The building trades required a high degree of technical and mathematical knowledge. Geometry was especially central. It governed proportion, design, measurement, layout, and the translation of architectural intention into stone. In a medieval Christian context, geometry was not merely a practical art. It belonged to the quadrivium and carried associations with divine order, cosmic harmony, and the rational structure of creation. The mason who understood geometry participated, at least symbolically, in the ordering principles by which sacred architecture embodied theological meaning. Later Speculative Freemasonry would greatly expand this association, turning geometry into a moral and metaphysical emblem.

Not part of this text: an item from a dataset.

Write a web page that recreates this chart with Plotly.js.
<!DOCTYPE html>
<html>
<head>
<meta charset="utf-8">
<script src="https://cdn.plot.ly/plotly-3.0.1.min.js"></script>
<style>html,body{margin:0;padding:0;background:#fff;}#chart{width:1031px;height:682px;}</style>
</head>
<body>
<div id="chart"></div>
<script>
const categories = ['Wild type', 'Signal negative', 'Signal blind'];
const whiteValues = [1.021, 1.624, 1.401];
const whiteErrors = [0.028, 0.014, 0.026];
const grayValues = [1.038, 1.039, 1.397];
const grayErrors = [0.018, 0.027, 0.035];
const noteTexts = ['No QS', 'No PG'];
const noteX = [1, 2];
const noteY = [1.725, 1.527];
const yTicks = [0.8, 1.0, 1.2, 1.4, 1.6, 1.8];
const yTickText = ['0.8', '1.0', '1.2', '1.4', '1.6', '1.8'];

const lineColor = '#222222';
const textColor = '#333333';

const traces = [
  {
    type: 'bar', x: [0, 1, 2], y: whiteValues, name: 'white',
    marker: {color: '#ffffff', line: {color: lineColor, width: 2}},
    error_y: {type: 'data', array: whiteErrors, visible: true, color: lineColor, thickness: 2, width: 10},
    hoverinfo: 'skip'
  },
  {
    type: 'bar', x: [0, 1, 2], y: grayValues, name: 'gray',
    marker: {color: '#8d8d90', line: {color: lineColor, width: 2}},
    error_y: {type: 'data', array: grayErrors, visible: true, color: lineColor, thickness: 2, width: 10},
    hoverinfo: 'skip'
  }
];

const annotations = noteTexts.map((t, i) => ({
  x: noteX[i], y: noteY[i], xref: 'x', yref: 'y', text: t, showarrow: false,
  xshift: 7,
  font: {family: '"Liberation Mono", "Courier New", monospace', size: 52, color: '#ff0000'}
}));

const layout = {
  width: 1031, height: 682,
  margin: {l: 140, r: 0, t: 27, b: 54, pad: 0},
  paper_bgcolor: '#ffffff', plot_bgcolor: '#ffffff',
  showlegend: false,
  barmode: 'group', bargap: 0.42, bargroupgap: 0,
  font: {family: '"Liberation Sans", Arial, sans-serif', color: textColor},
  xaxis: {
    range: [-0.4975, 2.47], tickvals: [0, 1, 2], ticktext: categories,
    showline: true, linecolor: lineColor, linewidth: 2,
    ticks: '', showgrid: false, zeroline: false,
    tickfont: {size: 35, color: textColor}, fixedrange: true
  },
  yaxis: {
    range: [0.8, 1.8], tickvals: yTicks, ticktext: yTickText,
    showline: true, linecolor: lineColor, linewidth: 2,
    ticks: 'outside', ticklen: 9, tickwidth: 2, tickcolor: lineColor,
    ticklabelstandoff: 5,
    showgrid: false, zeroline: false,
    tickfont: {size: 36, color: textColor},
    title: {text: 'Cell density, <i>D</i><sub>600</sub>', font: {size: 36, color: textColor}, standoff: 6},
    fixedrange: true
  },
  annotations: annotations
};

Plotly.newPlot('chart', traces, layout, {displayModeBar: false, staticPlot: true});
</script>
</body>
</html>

The Old Charges are among the most important textual witnesses to operative and transitional Masonic culture. Manuscripts such as the Regius Poem and the Cooke Manuscript preserve legendary histories, moral instructions, craft regulations, and accounts of masonry’s supposed ancient origins. These texts link the craft to biblical, classical, and legendary figures, including Euclid and, in later traditions, King Athelstan. Their purpose was not modern historical accuracy, a concept medieval legendary writing was not especially losing sleep over, but the establishment of moral authority and corporate identity. By placing the craft within a sacred and ancient lineage, the Old Charges gave masonry dignity, legitimacy, and continuity.
These legendary histories are significant for later esotericism because they show how practical craft became embedded in symbolic memory. The mason was not merely a labourer but an inheritor of an ancient art. The tools of the trade were not merely instruments but emblems of discipline, skill, and moral order. The lodge was not merely a workplace but a regulated community. The master, warden, apprentice, and fellow were not only workplace roles but eventually became symbolic stations capable of ritual elaboration. Speculative Freemasonry did not invent these materials from nothing; it transformed an existing craft vocabulary into a system of moral and initiatory symbolism.
The Schaw Statutes of late sixteenth-century Scotland are particularly important in understanding the transition from operative organisation toward more formalised lodge structures. Issued by William Schaw, Master of Works to James VI, they regulated lodges, apprenticeships, testing, record keeping, and the responsibilities of officers. Scottish lodges provide some of the clearest evidence for continuity between working masonry and later speculative developments. They also show that lodges could become institutional bodies with memory, governance, and ritualised forms of membership. This does not mean that speculative Freemasonry was simply operative masonry with a few philosophical decorations attached. It means that operative structures provided a durable framework that could be reinterpreted.
The use of secrecy within operative masonry also deserves careful treatment. Medieval and early modern crafts often guarded techniques, marks, passwords, or modes of recognition for practical reasons: to regulate labour, protect trade knowledge, verify skill, and control access to work. This kind of secrecy was not necessarily esoteric in the later occult sense. It was professional, economic, and communal. Yet it created habits of guarded knowledge that later speculative systems could spiritualise. The notion that certain knowledge belongs only to the properly prepared, duly admitted, or tested initiate found a ready symbolic home in the craft lodge.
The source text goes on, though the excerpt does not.